カレンワインズは、医師であったケヴィンさんと妻のカレンさんによって1971年に設立されたワイナリーです。設立当初から自然な畑を最優先にワイン造りをし、1981年には娘のヴァーニャさんと共に完全有機農法に切り替え、2004年にはバイオダイナミック農法の認定を受けました。
ヴァーニャ・カレンさんは、2022年のハリデーワインコンパニオンでヴィティカルチャーオブザイヤーを受賞されています。授賞式をオンライン視聴していた私は美しいカレンワインズの映像を目にし、「行ってみたい!!」と思っていたのです。ついに訪問できたカレンワインズ。有名ワイナリーであるにも関わらずどこか素朴であたたかみのあるワイナリーでした。

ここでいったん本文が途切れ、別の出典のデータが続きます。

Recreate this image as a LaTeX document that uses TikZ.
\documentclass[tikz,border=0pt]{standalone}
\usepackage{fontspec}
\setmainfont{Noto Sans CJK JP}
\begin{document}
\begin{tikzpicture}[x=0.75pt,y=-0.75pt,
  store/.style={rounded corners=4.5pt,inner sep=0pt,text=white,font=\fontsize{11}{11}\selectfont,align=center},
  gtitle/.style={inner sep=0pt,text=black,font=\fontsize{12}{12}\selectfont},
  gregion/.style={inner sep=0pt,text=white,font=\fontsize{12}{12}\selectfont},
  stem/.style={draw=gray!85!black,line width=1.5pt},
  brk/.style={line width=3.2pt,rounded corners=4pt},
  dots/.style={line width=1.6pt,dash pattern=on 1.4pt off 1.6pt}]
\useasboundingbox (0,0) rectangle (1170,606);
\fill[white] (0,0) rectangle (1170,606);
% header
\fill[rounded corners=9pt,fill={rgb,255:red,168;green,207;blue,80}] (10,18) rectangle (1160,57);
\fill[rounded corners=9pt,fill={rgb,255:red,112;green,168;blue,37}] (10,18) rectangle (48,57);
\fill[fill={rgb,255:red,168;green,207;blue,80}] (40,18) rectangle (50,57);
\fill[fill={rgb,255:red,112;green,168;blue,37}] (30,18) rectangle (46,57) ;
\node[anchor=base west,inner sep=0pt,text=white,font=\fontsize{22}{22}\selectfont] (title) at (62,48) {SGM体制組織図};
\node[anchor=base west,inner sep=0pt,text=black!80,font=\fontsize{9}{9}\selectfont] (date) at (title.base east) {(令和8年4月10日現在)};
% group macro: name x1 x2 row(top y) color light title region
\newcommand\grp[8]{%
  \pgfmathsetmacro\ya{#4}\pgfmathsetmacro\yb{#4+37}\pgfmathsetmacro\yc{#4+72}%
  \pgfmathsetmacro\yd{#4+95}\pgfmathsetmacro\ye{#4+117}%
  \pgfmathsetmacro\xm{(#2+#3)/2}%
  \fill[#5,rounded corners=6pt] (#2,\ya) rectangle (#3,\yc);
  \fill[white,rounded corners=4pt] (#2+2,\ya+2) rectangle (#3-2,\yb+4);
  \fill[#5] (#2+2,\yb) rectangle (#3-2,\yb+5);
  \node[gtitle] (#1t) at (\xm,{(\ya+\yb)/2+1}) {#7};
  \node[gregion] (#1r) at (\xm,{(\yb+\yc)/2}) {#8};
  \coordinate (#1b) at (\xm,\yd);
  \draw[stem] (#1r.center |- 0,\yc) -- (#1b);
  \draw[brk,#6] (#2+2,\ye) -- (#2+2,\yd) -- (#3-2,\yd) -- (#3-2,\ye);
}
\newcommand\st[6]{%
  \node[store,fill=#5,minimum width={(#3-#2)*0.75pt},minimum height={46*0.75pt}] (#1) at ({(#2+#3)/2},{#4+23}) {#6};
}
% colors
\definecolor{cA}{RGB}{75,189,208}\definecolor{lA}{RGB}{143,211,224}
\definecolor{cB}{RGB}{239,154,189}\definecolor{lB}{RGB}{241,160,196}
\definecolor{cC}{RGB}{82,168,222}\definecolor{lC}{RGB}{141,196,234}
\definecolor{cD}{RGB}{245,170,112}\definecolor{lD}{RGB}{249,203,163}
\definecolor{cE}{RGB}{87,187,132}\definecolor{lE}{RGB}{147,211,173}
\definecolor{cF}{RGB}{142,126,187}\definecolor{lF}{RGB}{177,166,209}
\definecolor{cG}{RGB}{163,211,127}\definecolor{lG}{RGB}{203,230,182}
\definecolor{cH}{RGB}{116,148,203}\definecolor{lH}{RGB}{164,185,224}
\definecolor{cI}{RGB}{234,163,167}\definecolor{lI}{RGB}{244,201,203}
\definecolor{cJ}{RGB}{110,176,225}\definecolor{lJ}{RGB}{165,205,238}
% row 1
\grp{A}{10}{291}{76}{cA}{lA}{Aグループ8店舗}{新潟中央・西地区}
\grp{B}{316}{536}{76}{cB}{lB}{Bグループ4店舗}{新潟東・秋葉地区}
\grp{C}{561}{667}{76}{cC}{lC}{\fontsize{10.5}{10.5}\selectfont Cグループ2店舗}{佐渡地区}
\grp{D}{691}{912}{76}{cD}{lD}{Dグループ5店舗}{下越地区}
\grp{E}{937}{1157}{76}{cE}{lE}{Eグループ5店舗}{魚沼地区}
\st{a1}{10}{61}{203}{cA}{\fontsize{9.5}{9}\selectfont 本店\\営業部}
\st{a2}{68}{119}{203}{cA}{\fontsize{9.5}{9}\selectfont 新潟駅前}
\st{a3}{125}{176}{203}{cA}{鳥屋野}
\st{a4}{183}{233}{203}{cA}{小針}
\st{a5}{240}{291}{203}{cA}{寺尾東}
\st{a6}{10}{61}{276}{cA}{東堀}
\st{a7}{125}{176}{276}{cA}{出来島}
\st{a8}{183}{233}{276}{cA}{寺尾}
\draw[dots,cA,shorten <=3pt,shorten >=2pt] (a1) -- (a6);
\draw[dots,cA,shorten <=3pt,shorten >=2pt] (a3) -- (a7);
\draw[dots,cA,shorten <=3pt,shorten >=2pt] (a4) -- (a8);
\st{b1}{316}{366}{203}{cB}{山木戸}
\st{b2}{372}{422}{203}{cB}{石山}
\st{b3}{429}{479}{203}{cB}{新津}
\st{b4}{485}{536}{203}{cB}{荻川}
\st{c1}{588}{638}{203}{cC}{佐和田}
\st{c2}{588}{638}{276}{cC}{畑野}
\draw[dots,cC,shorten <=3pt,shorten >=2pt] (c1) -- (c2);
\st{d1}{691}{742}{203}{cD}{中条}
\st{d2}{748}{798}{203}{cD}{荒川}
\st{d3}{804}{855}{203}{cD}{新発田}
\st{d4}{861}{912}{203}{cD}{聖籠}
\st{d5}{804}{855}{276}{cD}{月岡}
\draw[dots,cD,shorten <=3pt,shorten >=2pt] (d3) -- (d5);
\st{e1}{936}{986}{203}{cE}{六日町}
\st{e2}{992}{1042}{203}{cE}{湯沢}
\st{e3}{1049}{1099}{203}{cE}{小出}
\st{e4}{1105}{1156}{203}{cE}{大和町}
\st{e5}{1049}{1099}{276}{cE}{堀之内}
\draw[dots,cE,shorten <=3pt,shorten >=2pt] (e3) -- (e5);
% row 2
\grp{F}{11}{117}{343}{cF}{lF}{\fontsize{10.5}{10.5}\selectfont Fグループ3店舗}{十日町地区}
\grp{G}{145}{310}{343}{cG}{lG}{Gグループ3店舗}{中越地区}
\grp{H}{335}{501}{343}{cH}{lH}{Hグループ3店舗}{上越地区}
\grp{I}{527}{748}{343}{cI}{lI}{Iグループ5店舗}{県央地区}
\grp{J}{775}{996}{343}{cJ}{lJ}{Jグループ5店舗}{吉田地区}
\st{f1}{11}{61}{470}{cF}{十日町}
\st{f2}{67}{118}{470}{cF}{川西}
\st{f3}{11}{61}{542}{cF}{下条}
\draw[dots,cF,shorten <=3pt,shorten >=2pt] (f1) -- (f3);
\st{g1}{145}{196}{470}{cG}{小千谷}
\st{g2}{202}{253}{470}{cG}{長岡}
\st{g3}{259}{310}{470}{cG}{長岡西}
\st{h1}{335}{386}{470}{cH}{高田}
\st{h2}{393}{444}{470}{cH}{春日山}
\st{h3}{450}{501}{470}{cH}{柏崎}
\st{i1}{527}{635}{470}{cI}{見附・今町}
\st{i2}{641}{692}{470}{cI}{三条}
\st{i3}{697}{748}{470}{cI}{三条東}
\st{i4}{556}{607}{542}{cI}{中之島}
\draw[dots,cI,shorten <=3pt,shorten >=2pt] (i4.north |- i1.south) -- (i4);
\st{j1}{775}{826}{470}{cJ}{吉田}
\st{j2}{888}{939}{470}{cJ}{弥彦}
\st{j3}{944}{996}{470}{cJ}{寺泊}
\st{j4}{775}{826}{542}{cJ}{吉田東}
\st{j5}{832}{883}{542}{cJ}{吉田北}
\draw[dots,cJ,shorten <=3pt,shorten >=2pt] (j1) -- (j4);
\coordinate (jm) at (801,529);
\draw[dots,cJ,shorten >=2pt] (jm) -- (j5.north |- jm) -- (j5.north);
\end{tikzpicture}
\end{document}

ワイナリーでいただくランチは、メニューの90%以上がカレンワインズのお庭で採れた食材で構成されています。一皿一皿が綺麗で美味しく、丁寧に作られたお料理に心が満たされました。
ここでワイナリー創設者であるケヴィン・カレン氏の名を冠したシャルドネをグラスで注文。普段あまりシャルドネは飲まないけれど、シャルドネの有名な産地だし、ボトルで買うには高級すぎるから、というのが選んだ理由。結果、あまりの美味しさに一本買ってしまいました。もう一本オンラインオーダーしようかと今本気で悩んでいます。

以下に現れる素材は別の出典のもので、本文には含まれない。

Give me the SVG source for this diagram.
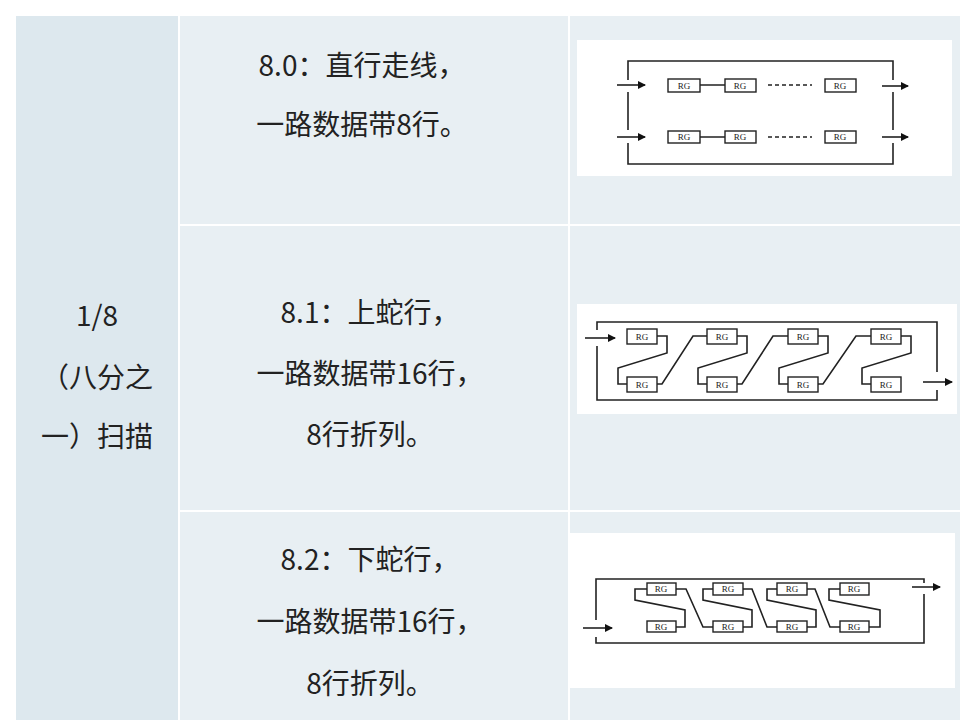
<svg xmlns="http://www.w3.org/2000/svg" width="960" height="720" viewBox="0 0 960 720">
<style>
.t{font-family:"Noto Sans CJK SC","Noto Sans",sans-serif;font-size:28px;fill:#222;text-anchor:middle}
.l{fill:none;stroke:#222;stroke-width:1.6}
.b{fill:#fff;stroke:#222;stroke-width:1.4}
.r{font-family:"Liberation Serif",serif;font-size:9px;fill:#222;text-anchor:middle}
</style>
<defs><marker id="a" markerWidth="8" markerHeight="8" refX="7" refY="4" orient="auto" markerUnits="userSpaceOnUse"><path d="M0,0L8,4L0,8z" fill="#111"/></marker></defs>
<rect width="960" height="720" fill="#fff"/>
<g id="table">
<rect x="16" y="16" width="162" height="704" fill="#dde8ee"/>
<rect x="180" y="16" width="388" height="208" fill="#e8eff3"/>
<rect x="570" y="16" width="390" height="208" fill="#e8eff3"/>
<rect x="180" y="226" width="388" height="284" fill="#e8eff3"/>
<rect x="570" y="226" width="390" height="284" fill="#e8eff3"/>
<rect x="180" y="512" width="388" height="208" fill="#e8eff3"/>
<rect x="570" y="512" width="390" height="208" fill="#e8eff3"/>
</g>
<g id="texts">
<text class="t" x="97" y="326">1/8</text>
<text class="t" x="97" y="388">（八分之</text>
<text class="t" x="97" y="447">一）扫描</text>
<text class="t" x="362" y="76">8.0：直行走线，</text>
<text class="t" x="362" y="135">一路数据带8行。</text>
<text class="t" x="370" y="323">8.1：上蛇行，</text>
<text class="t" x="370" y="384">一路数据带16行，</text>
<text class="t" x="370" y="445">8行折列。</text>
<text class="t" x="370" y="570">8.2：下蛇行，</text>
<text class="t" x="370" y="632">一路数据带16行，</text>
<text class="t" x="370" y="694">8行折列。</text>
</g>
<g id="d1">
<rect x="577" y="40" width="375" height="136" fill="#fff"/>
<path class="l" d="M628,80V61H893V80M628,92V130M893,92V130M628,143V164H893V143"/>
<path class="l" d="M617,85H645" marker-end="url(#a)"/>
<path class="l" d="M617,137H645" marker-end="url(#a)"/>
<path class="l" d="M882,86H908" marker-end="url(#a)"/>
<path class="l" d="M882,137H908" marker-end="url(#a)"/>
<path class="l" d="M700,85H725M700,137H725"/>
<path class="l" d="M768,85H812M768,137H812" stroke-dasharray="4,3"/>
<g id="d1boxes">
<rect class="b" x="668" y="79" width="32" height="13"/><rect class="b" x="725" y="79" width="31" height="13"/><rect class="b" x="825" y="79" width="31" height="13"/>
<rect class="b" x="668" y="131" width="32" height="12"/><rect class="b" x="725" y="131" width="31" height="12"/><rect class="b" x="825" y="131" width="31" height="12"/>
<text class="r" x="684" y="89">RG</text><text class="r" x="740" y="89">RG</text><text class="r" x="840" y="89">RG</text>
<text class="r" x="684" y="140">RG</text><text class="r" x="740" y="140">RG</text><text class="r" x="840" y="140">RG</text>
</g>
</g>
<g id="d2">
<rect x="577" y="304" width="380" height="110" fill="#fff"/>
<path class="l" d="M597,330V322H937V372M597,346V400H937V390"/>
<path class="l" d="M585,338H615" marker-end="url(#a)"/>
<path class="l" d="M923,382H952" marker-end="url(#a)"/>
<path class="l" d="M657,336H667V353L618,368V384H627M737,336H747V353L698,368V384H707M818,336H828V353L779,368V384H788M901,336H911V353L862,368V384H871"/>
<path class="l" d="M657,384H662L693,336H707M737,384H742L773,336H788M818,384H823L856,336H871"/>
<g id="d2boxes">
<rect class="b" x="627" y="329" width="30" height="15"/><rect class="b" x="707" y="329" width="30" height="15"/><rect class="b" x="788" y="329" width="30" height="15"/><rect class="b" x="871" y="329" width="30" height="15"/>
<rect class="b" x="627" y="377" width="30" height="15"/><rect class="b" x="707" y="377" width="30" height="15"/><rect class="b" x="788" y="377" width="30" height="15"/><rect class="b" x="871" y="377" width="30" height="15"/>
<text class="r" x="642" y="340">RG</text><text class="r" x="722" y="340">RG</text><text class="r" x="803" y="340">RG</text><text class="r" x="886" y="340">RG</text>
<text class="r" x="642" y="388">RG</text><text class="r" x="722" y="388">RG</text><text class="r" x="803" y="388">RG</text><text class="r" x="886" y="388">RG</text>
</g>
</g>
<g id="d3">
<rect x="570" y="533" width="385" height="155" fill="#fff"/>
<path class="l" d="M596,620V579H924V583M596,637V643H924V594"/>
<path class="l" d="M583,628H612" marker-end="url(#a)"/>
<path class="l" d="M912,587H940" marker-end="url(#a)"/>
<path class="l" d="M647,589H635V600L685,610V627H676M713,589H703V600L752,610V627H743M777,589H767V600L816,610V627H807M840,589H829V600L880,610V627H869"/>
<path class="l" d="M676,589H686L703,627H713M743,589H752L767,627H777M807,589H815L830,627H840"/>
<g id="d3boxes">
<rect class="b" x="647" y="583" width="29" height="12"/><rect class="b" x="713" y="583" width="30" height="12"/><rect class="b" x="777" y="583" width="30" height="12"/><rect class="b" x="840" y="583" width="29" height="12"/>
<rect class="b" x="647" y="621" width="29" height="11"/><rect class="b" x="713" y="621" width="30" height="11"/><rect class="b" x="777" y="621" width="30" height="11"/><rect class="b" x="840" y="621" width="29" height="11"/>
<text class="r" x="661" y="592">RG</text><text class="r" x="728" y="592">RG</text><text class="r" x="792" y="592">RG</text><text class="r" x="854" y="592">RG</text>
<text class="r" x="661" y="630">RG</text><text class="r" x="728" y="630">RG</text><text class="r" x="792" y="630">RG</text><text class="r" x="854" y="630">RG</text>
</g>
</g>
</svg>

飲んだ瞬間に浮かんだのは、まんまる。ブドウ本来の酸味、燻ぶったような香り、まろやかな果実味、お花の香り、舌に広がるやわらかい感触などなど、いろーんな要素が寄せ集まって緻密なバランスで正確な円を描いているような感覚。しばらくぶりに心底旨いシャルドネに出会えた感じがします。

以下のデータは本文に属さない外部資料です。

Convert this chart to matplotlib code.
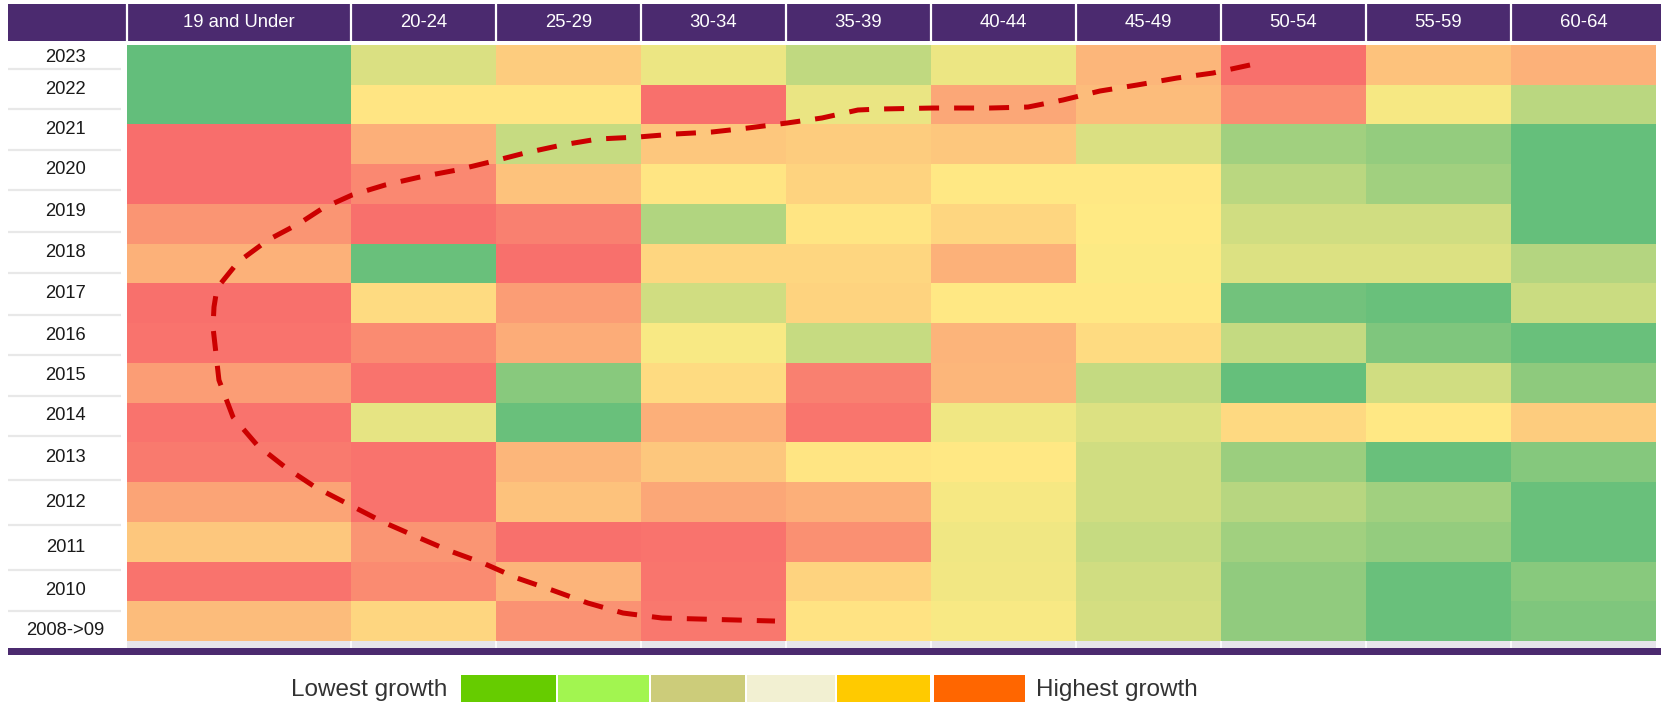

ウェブサイトの情報によると、シャルドネはビオディナミカレンダーの果物と花の日を含む3週間にわたって収穫され、バイオダイナミック農法の樽、コンクリートエッグ、アンフォラで自然発酵。35%を新樽で8か月間熟成し、清澄・ろ過なしで瓶詰めされました。20年の熟成が可能とのことですが、今飲んだあの感じがたまらなく好きでした。今飲む用とあとで飲む用、やっぱりもう一本必要。
ゆーっくりと2時間近くをかけたランチのあとは駆け足でお庭を散歩し、最後のワイナリーへと向かいました。
Leeuwin Estate
ミニボルドーと称されワイン産地として有望視されたマーガレットリバーで、ロバート・モンダヴィが指導を行ったのがルーウィンエステート。その後デカンター誌が1981年の「アートシリーズ」を世界最高峰のシャルドネとして取り上げ、国際的な注目を集めました。マーガレットリバーに来たのに行かないわけには…という夫の強い希望で訪れたセラードアは、プレミアムワイナリーと呼ぶにふさわしい高貴な空間でした。
アートシリーズを中心に色々飲んでみるものの、若いカベルネ・ソーヴィニヨンって本当に難しいですよね。ボルドーワインの試飲会に行くと飲めば飲むほど分からなくなる感覚を思い出しました。まだまだ早いということであり、まさに偉大なボルドーに匹敵するワインであり、私たちの舌ではポテンシャルを見極めることも難しいと諦めて、気に入ったエチケットデザインのワインを選ぶという買い方をしてきました。アートシリーズには、毎年オーストラリアの若手アーティストの絵が採用されています。
購入した2012年は市松模様のソファーみたいな絵が描かれていて、あるワイン評論家に「オーストラリアのシャトー・ムートン・ロートシルト」と称されたヴィンテージだそうです。大切に日本にハンドキャリーします。
さくっとティスティングをし、ささっと地下の展示室を回り、タイムリミットがやってきてしまいました。購入した5本のワインと共にパースへと帰ります。
やはり日帰りでは到底足りないマーガレットリバーですが、チャーターのおかげでワイナリーにプラス一か所立ち寄ることができ、ランチタイムもゆったりと楽しむことができました。思う存分ワインを飲めたことももちろん良かったです。ほんのすこーしだけれど産地の風を感じることができた充実の一日でした。
翌日は飛行機に乗ってシドニーへ。その前にパース近くのワイン産地スワンバレーでワイナリー巡りを楽しみます。